Trump refugee ban causes global turmoil

In an increasingly interconnected world, the US needs the world as much as the world needs the US.

Donald Trump’s executive order issued on Friday barring migrants from seven Muslim-majority countries and a ban on refugees has caused such chaos that the US was reeling for a couple of days until a federal judge issued an emergency stay which comes as a ray of hope to many. The class action lawsuit, brought by American Civil Liberties Union and other activists, promises more than a temporary halt to the madness even as it comes to the rescue in the nick of time for people detained in airports. The US had not been discriminating in immigration based on national origin for decades but the new President turned all that upside down in the name of national security. It is a moot point whether extreme border controls will bring the desired results in a nation that has been beset most recently by terror acts unleashed by citizens living for long in the US.

In an increasingly interconnected world, the US needs the world as much as the world needs the US. And it is not just trade that links the “global village” the world is becoming. The new White House occupant doesn’t seem to think so as seen in just his first few decisions in a week in office, which are potentially isolationist. The mayhem created in the wake of the Friday order saw people being stopped in the streets and asked about their nationality and their presence in the US, as it happened to the Indian-origin lady who has been living in the US for 30 years and who inspired Shah Rukh Khan’s Swades. The lot of green card holders who may have returned to the countries of their origin on holiday or work could face an uncertain return unless the stay order has come to the rescue of everyone who could be stopped by immigration authorities.

The Indian-origin CEO of Google, Sundar Pichai, and Facebook founder Mark Zuckerberg, heading two of the world’s most valuable companies, expressed their concerns over the bewildering changes in policy Mr Trump has brought about, which are in keeping with what he was promising to do in the US’ most divisive campaign ever for the right to lead the nation. The H-1B visa programme for highly skilled workers, which has helped the $50 billion Indian IT industry flourish in a symbiotic relationship with the best US companies like Microsoft, Google and Intel might be under threat too as modifications are in the pipeline. The immigration policy changes are so disruptive in their sweep that they threaten the profitability of US companies too.
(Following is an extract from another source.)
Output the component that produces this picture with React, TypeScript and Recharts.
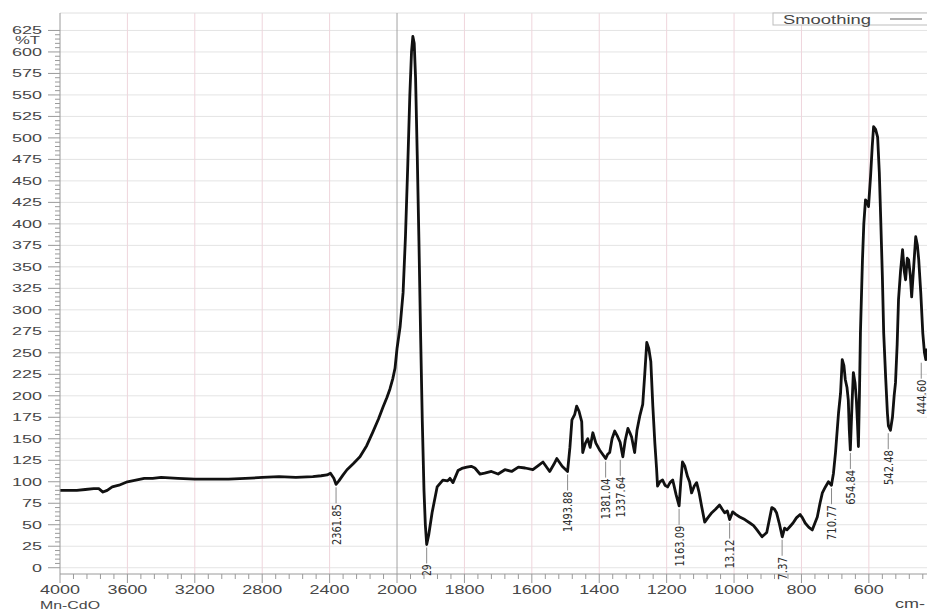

It is clear that the leader of the free world has been trapped in rightist populism, which could not only pose a threat to US businesses, but also when measured against the fundamental principles of humanitarianism. It appears the US’ perennial fight is expanding from a legitimate battle against Islamist terrorism to a fight against Islam itself. Ironically, the most stress now is being caused to people with a right to be in the US. Mr Trump declared that “the world is a mess”. Some introspection might reveal that he is the one who is making it worse.